Existen también eficaces mecanismos para financiar esa pasividad. Uno de ellos es el “dólar ahorro”.  Con datos de la AFIP, Secco calcula que a lo largo de este año se realizaron 3.354.213  operaciones por un total de 2.123 mil millones de dólares (633 dólares en promedio). La tendencia es creciente, cada vez son más los argentinos que aprovechan este recurso para ganarle a la inflación y compensar la falta de actualización del impuesto a las ganancias. La manera es muy sencilla: una vez que se hacen de esos billetes, los venden en el mercado informal. Y con esos pesos, más de 5 mil en promedio, tratan de zafar. De paso, el gobierno logra aumentar la oferta de dólares en el mercado marginal. Es el sueño del pibe del estatismo dirigista: regular incluso el valor del blue.

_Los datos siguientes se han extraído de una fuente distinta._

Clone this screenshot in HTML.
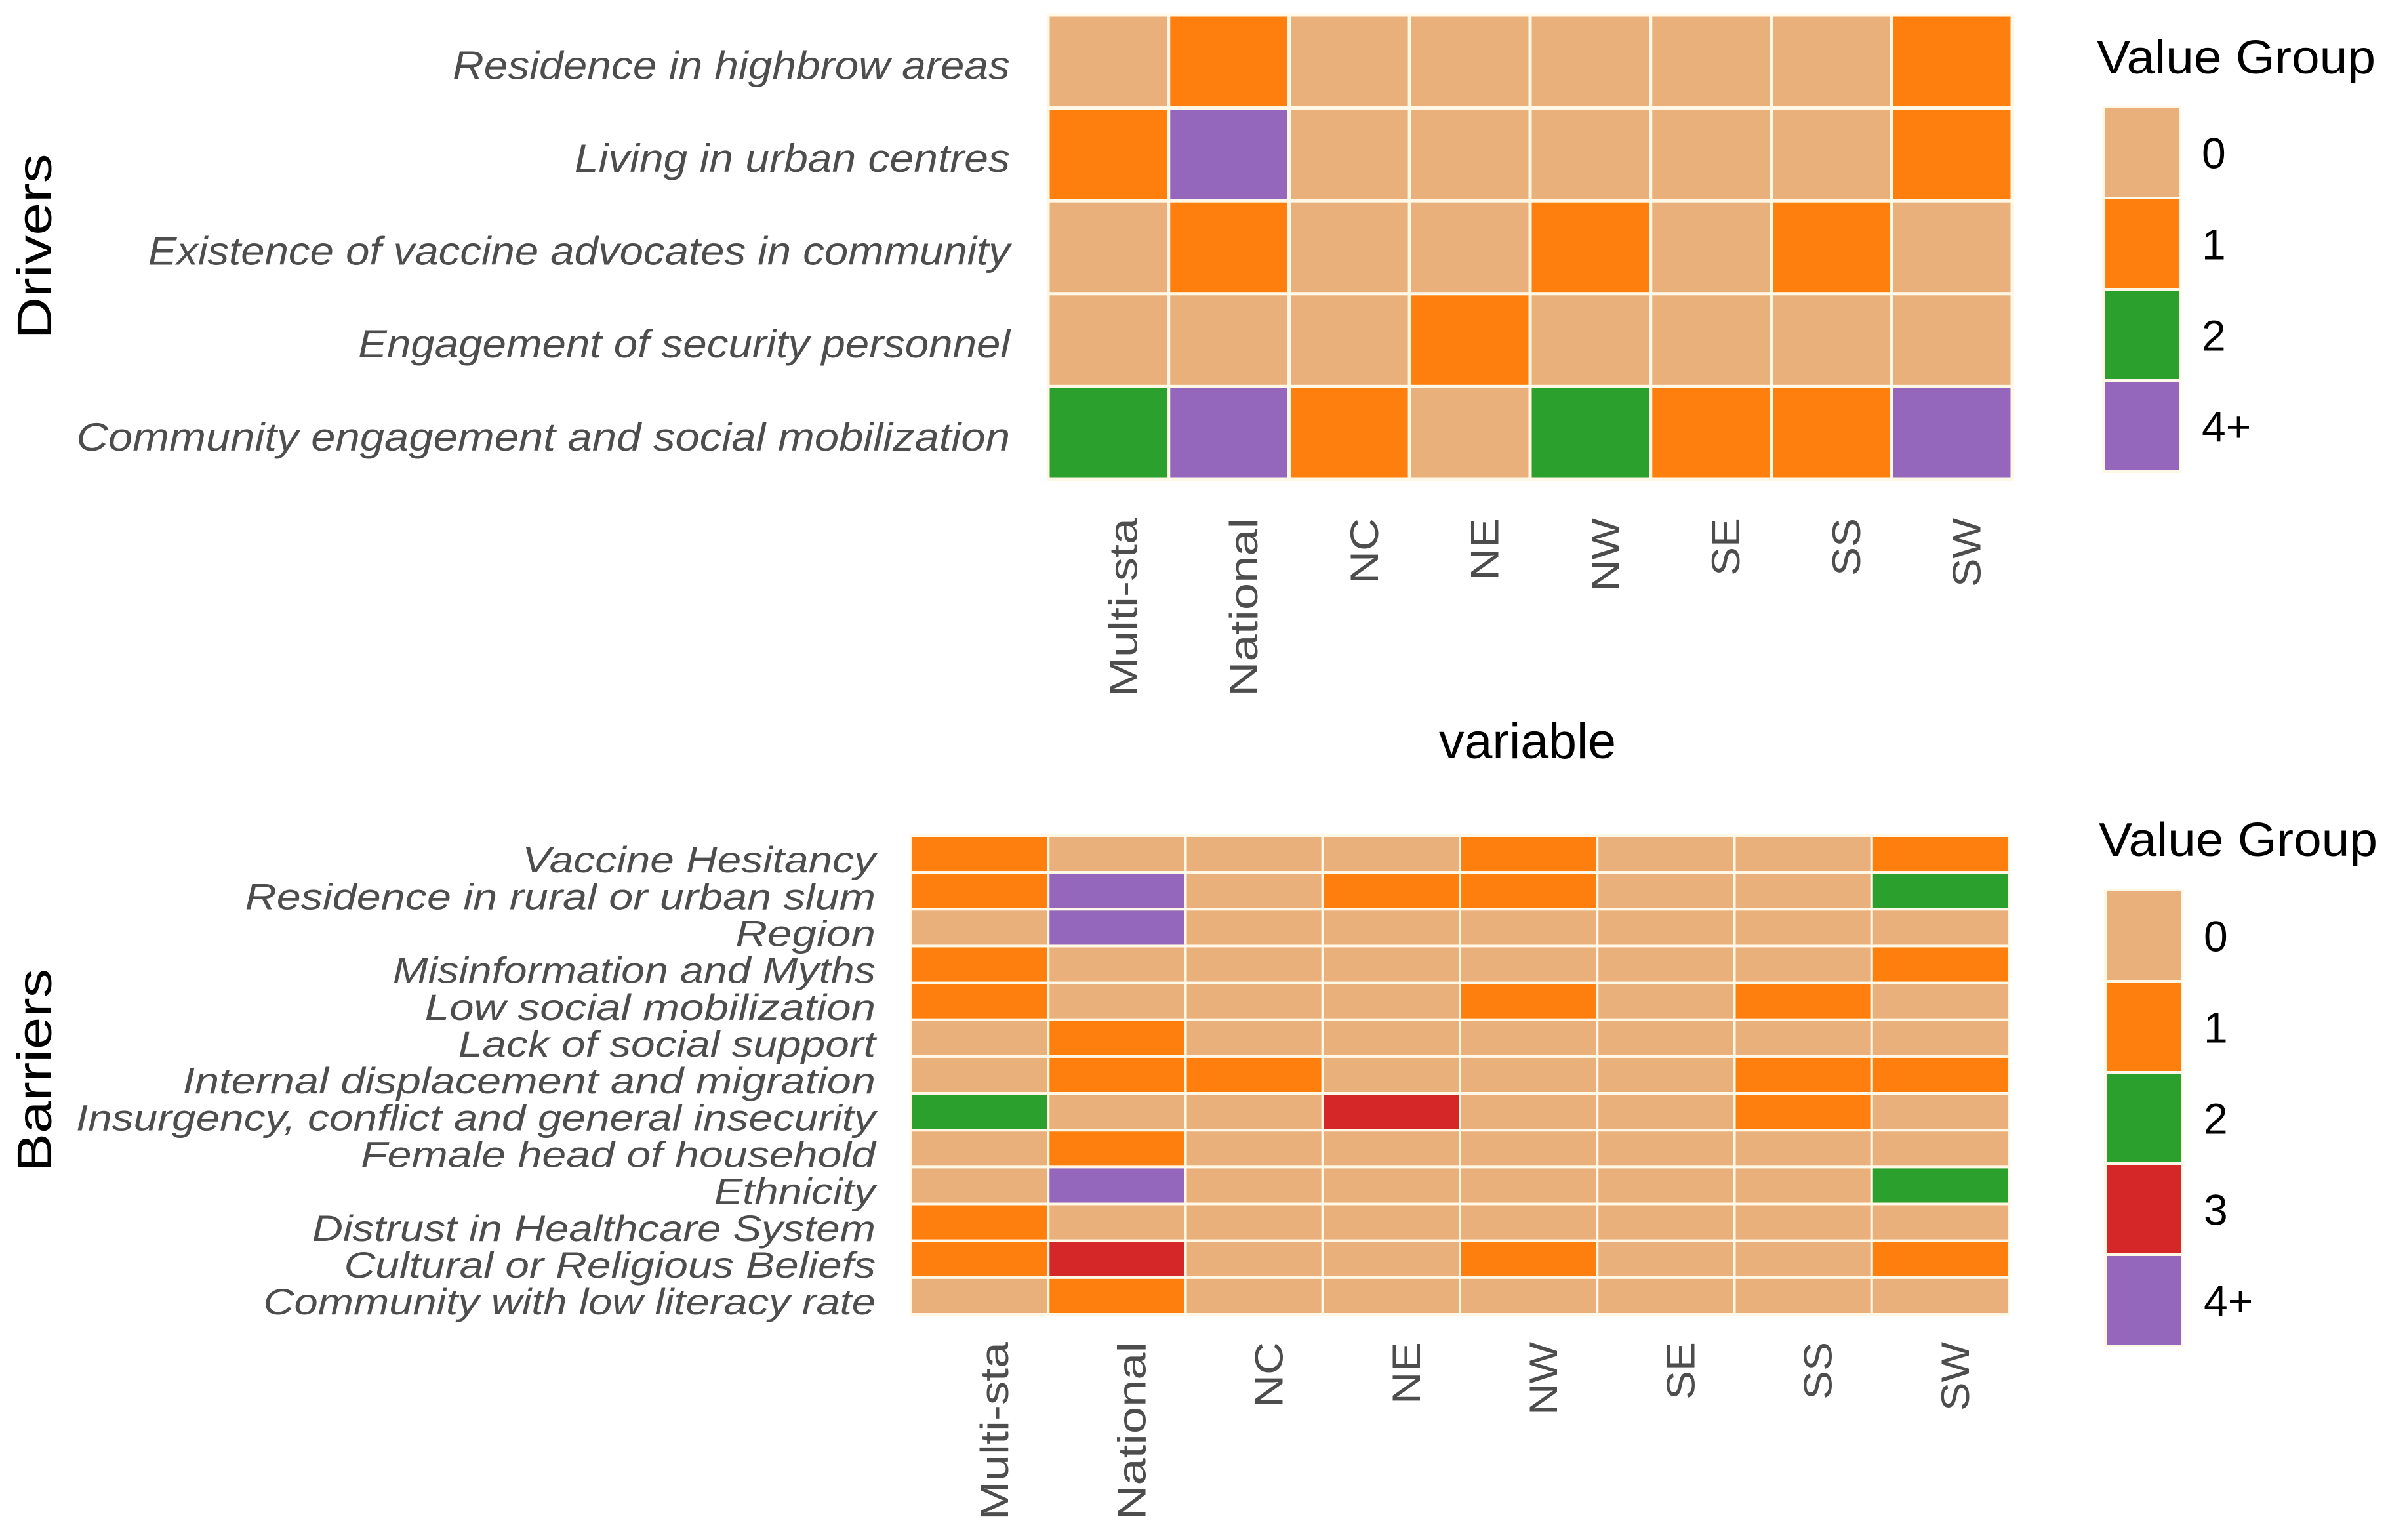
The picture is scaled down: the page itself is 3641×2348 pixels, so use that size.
<!DOCTYPE html>
<html><head><meta charset="utf-8"><style>html,body{margin:0;padding:0;background:#fff}svg{display:block}</style></head>
<body>
<svg id="chart" xmlns="http://www.w3.org/2000/svg" width="3641" height="2348" viewBox="0 0 3641 2348" font-family="Liberation Sans, Arial, sans-serif">
<rect x="0" y="0" width="3641" height="2348" fill="#fff"/>
<g id="top"></g>
<g id="bot"></g>
<text x="2329" y="1156" font-size="76" text-anchor="middle" fill="#000" textLength="270" lengthAdjust="spacingAndGlyphs">variable</text>
<text transform="translate(78,376) rotate(-90)" font-size="74" text-anchor="middle" fill="#000" textLength="283" lengthAdjust="spacingAndGlyphs">Drivers</text>
<text transform="translate(78,1632) rotate(-90)" font-size="74" text-anchor="middle" fill="#000" textLength="310" lengthAdjust="spacingAndGlyphs">Barriers</text>
</svg>
<script>
const categories = ["Multi-sta","National","NC","NE","NW","SE","SS","SW"];
const driverLabels = ["Residence in highbrow areas","Living in urban centres","Existence of vaccine advocates in community","Engagement of security personnel","Community engagement and social mobilization"];
const driverValues = [
 [0,1,0,0,0,0,0,1],
 [1,4,0,0,0,0,0,1],
 [0,1,0,0,1,0,1,0],
 [0,0,0,1,0,0,0,0],
 [2,4,1,0,2,1,1,4]];
const barrierLabels = ["Vaccine Hesitancy","Residence in rural or urban slum","Region","Misinformation and Myths","Low social mobilization","Lack of social support","Internal displacement and migration","Insurgency, conflict and general insecurity","Female head of household","Ethnicity","Distrust in Healthcare System","Cultural or Religious Beliefs","Community with low literacy rate"];
const barrierValues = [
 [1,0,0,0,1,0,0,1],
 [1,4,0,1,1,0,0,2],
 [0,4,0,0,0,0,0,0],
 [1,0,0,0,0,0,0,1],
 [1,0,0,0,1,0,1,0],
 [0,1,0,0,0,0,0,0],
 [0,1,1,0,0,0,1,1],
 [2,0,0,3,0,0,1,0],
 [0,1,0,0,0,0,0,0],
 [0,4,0,0,0,0,0,2],
 [1,0,0,0,0,0,0,0],
 [1,3,0,0,1,0,0,1],
 [0,1,0,0,0,0,0,0]];
const driverLegend = ["0","1","2","4+"];
const barrierLegend = ["0","1","2","3","4+"];
const colorOf = {"0":"#E9B07C","1":"#FF7F0E","2":"#2CA02C","3":"#D62728","4":"#9467BD","4+":"#9467BD"};
const tickLens = [272,272,100,95,112,88,88,105];
const NS="http://www.w3.org/2000/svg";
function mk(tag,attrs,parent){const e=document.createElementNS(NS,tag);for(const k in attrs)e.setAttribute(k,attrs[k]);parent.appendChild(e);return e;}
function panel(g,labels,values,legend,o){
  const nr=labels.length,nc=categories.length;
  const cw=(o.x1-o.x0)/nc,rh=(o.y1-o.y0)/nr;
  const xs=i=>o.x0+i*cw, ys=j=>o.y0+j*rh;
  for(let j=0;j<nr;j++){
    for(let i=0;i<nc;i++){
      const r=mk('rect',{x:xs(i),y:ys(j),width:cw,height:rh,fill:colorOf[String(values[j][i])],stroke:"#fff8e6","stroke-width":o.sw},g);
      
      
    }
    const t=mk('text',{x:o.lx,y:ys(j)+rh/2+o.lfs*0.36+o.ldy,"font-size":o.lfs,"font-style":"italic","text-anchor":"end",fill:"#4d4d4d"},g);
    t.textContent=labels[j];
    if(o.lw[j]){t.setAttribute('textLength',o.lw[j]);t.setAttribute('lengthAdjust','spacingAndGlyphs');}
    
    
  }
  for(let i=0;i<nc;i++){
    const cx=xs(i)+cw/2+o.xfs*0.36+o.xdx;
    const t=mk('text',{transform:`translate(${cx},${o.xly}) rotate(-90)`,"font-size":o.xfs,"text-anchor":"end",fill:"#4d4d4d",textLength:tickLens[i],lengthAdjust:"spacingAndGlyphs"},g);
    t.textContent=categories[i];
    
    
  }
  const tt=mk('text',{x:o.gx-10,y:o.ty,"font-size":72,fill:"#000",textLength:425,lengthAdjust:"spacingAndGlyphs"},g);
  tt.textContent="Value Group";
  
  
  const kh=139;
  legend.forEach((lab,k)=>{
    const r=mk('rect',{x:o.gx,y:o.gy+k*kh,width:117,height:kh,fill:colorOf[lab],stroke:"#fff8e6","stroke-width":4},g);
    
    
    const t=mk('text',{x:o.gx+150,y:o.gy+k*kh+kh/2+24,"font-size":66,fill:"#000"},g);
    t.textContent=lab;
    
    
  });
}
const S=2.322;
panel(document.getElementById('top'),driverLabels,driverValues,driverLegend,{
  x0:1598,x1:3068,y0:23,y1:731,sw:5,lx:1540,lfs:60,ldy:5,
  lw:[(663-297)*S,(663-377)*S,(663-97)*S,(663-235)*S,(663-50)*S],
  xfs:60,xdx:22,xly:790,gx:3207,gy:163,ty:112});
panel(document.getElementById('bot'),barrierLabels,barrierValues,barrierLegend,{
  x0:1389,x1:3063,y0:1274,y1:2004,sw:4,lx:1335,lfs:56,ldy:8,
  lw:[343,161,483,258,279,301,120,50,237,469,205,226,173].map(v=>(575-v)*S),
  xfs:60,xdx:22,xly:2046,gx:3210,gy:1357,ty:1305});
</script>
</body></html>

Es cierto, no todas son zanahorias, sino que abundan también los palos: al gobierno le encanta mostrar también su enorme capacidad de daño. Cada vez que puede, y puede muy seguido, la incrementa. Los sanciones tienen indudables efectos disciplinadores.  No hace falta recibirlos directamente, pues la señal es igualmente efectiva si la víctima del maltrato es alguien conocido, aunque lejano. Y cuanto más poderoso, mejor, de modo de incrementar el efecto disuasivo del poder estatal. El kirchnerismo deberá ser recordado como una singular expresión del movimiento nacional, popular y foucaultiano: en su doctrina, resulta imprescindible vigilar y castigar.

Billetera mata galán, seduce intelectuales y artistas, atrae multitudes, amortigua protestas, hace aplaudir empresarios protegidos y acallar sindicalistas quisquillosos. Hasta que la cultura cívica madura, las instituciones se fortalecen, los individuos son más autónomos porque su educación y sus talentos les permiten conseguir buenos empleos y los gobiernos encuentran límites que aceptan y son sometidos a rígidos controles. Pero para eso falta mucho, estamos apenas comenzando. Nos queda aún por definir con qué capitalismo y con qué democracia vamos a transitar el camino hacia el progreso y la libertad.